While she was at it, she wrote to the current CEO of Deutsche Bank demanding all documents related to Trump and the Trump Organization’s interactions with Deutsche Bank. And she asked whether Deutsche Bank had laundered any money for Trump — as Steve Bannon, one of Trump’s erstwhile advisers, reportedly told Michael Wolff, author of Fire and Fury: Inside the Trump White House.
Waters, ranking member of the House Financial Services Committee, has been exploring the ties between Deutsche and Trump for nearly a year.
Solberg was finally asked at the news conference what she thought of the Mueller investigation and the allegations of Russian collusion. She responded, carefully, that every individual country’s political system was slightly different, and she had great respect for the American political system and the way things worked here.
While I chewed on that, I advised Rep. Waters’s office that they also needed to look into the Department of Labor (DOL). It had just filed a waiver for five large banks that had been in hot water with American regulatory authorities, letting them get back to doing business with investors. This waiver was filed on December 27, 2017, and was directed to Deutsche Bank, Barclays Bank, UBS, Citigroup and JP Morgan.
The fact that the waivers for these big banks were made public over the holidays — traditionally a time to bury information the government hopes the media will ignore — raised my suspicions about the DOL’s intent. I was ready to get pretty worked up about it until I saw that these were not the first waivers for the banks in question. The article states that President Barack Obama first provided waivers at the very end of his presidency in December 2016. Certainly not Barack’s finest moment.
It should be noted, however, that Secretary of Labor Alex Acosta was the US Attorney for the Southern District of Florida.

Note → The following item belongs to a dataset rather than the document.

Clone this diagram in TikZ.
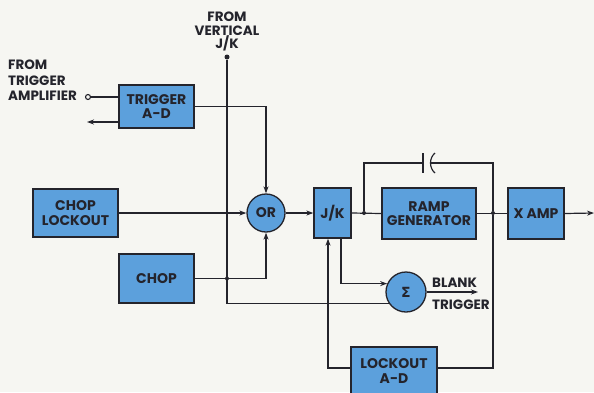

He presided over the Deferred Prosecution Agreement (DPA) between Justice and UBS — a Swiss-based global financial-services corporation, and one of the four big banks getting waivers besides Deutsche.
The UBS prosecution was a really big deal for DOJ and IRS back in 2009, as it pierced the veil of secrecy shielding the Swiss banking system from international scrutiny, and further demonstrated Swiss complicity in facilitating tax evasion by US taxpayers. I have inserted a link for your reading pleasure with regard to the DOJ’s press release on the DPA. It includes a couple of delicious quotes by Mr. Acosta:
“…this was about money — the business was too profitable to give up. This was not a mere compliance oversight, but rather a knowing crime motivated by greed and disrespect of the law.”
Mr. Acosta then congratulated the IRS agents who worked the case, as well as the DOJ Tax Division attorneys who led the prosecution, including Kevin Downing — now representing former Trump campaign manager Paul Manafort.
The above screamed irony until I further noted that Barclays, another of the “five” that got a waiver, was one of the two big banks that sold “basket options,” along with Deutsche Bank, to Renaissance Technology (RenTec), run by Robert Mercer. This allowed RenTec to escape $6.8 billion in taxes.
Then, I considered that Citigroup was one of the banks where Irakaly “Ike” Kaveladze, opened hundreds of accounts registered for Delaware shell companies that he had set up to launder Russian money in the early 2000s.
So if her excellency from Norway is wondering how our political system could authorize waivers to big banks to prey upon the innocent once again, I would just remind her of the Secretary of Labor’s words:
“It’s about money. The business is just too profitable to give up…”
So here’s some questions I’d like to ask the House Financial Services Committee:
1. Will Secretary Mnuchin be subpoenaed to testify before her Committee?
2. Will AG Jeff Sessions and DAG Rod Rosenstein be compelled to testify about the status of “the mirror trades” investigation?
3. Will any Deutsche Bank executives be subpoenaed to testify?
4. Will Secretary of Labor Acosta be asked to testify why his agency provided waivers to five of the dirtiest banks in the US over the holidays without any public discussion?
5. Will AG Sessions be asked about the status of the SDNY’s investigation of Bank of Hapoalim that has lain dormant? This Bank was accused of facilitating tax evasion by many of its customers through the use of undisclosed foreign bank accounts. Bank Leumi was accused of the same thing at the same time as Bank Hapoalim, and they ended up paying a $400M fine. But Bank Hapoalim has made four (4) substantial loans to President Trump’s son-in-law Jared Kushner…
6. Will AG Jeff Sessions be asked about the status of the SDNY investigation into Beny Steinmetz that has lain dormant for some time? Beny was accused of bribing the President of Guinea with millions of dollars in violation of the Foreign Corrupt Practices Act(FCPA). FBI has tapes of the President’s wife discussing the bribes. FBI also has the Swiss Bank records tracing the transaction. Could the inactivity of this investigation have anything to do with the business relationship between the Steinmetz family and the Kushner family?
Congresswoman Waters and the committee have their hands full. But at least they are trying to make President Trump and his cabinet answerable to the American Stortling. I am sure her Excellency Prime Minister Erna Solberg would be proud. Now make the rest of us proud and keep on investigating until you get to the bottom of things. Only then can we make those culpable, accountable.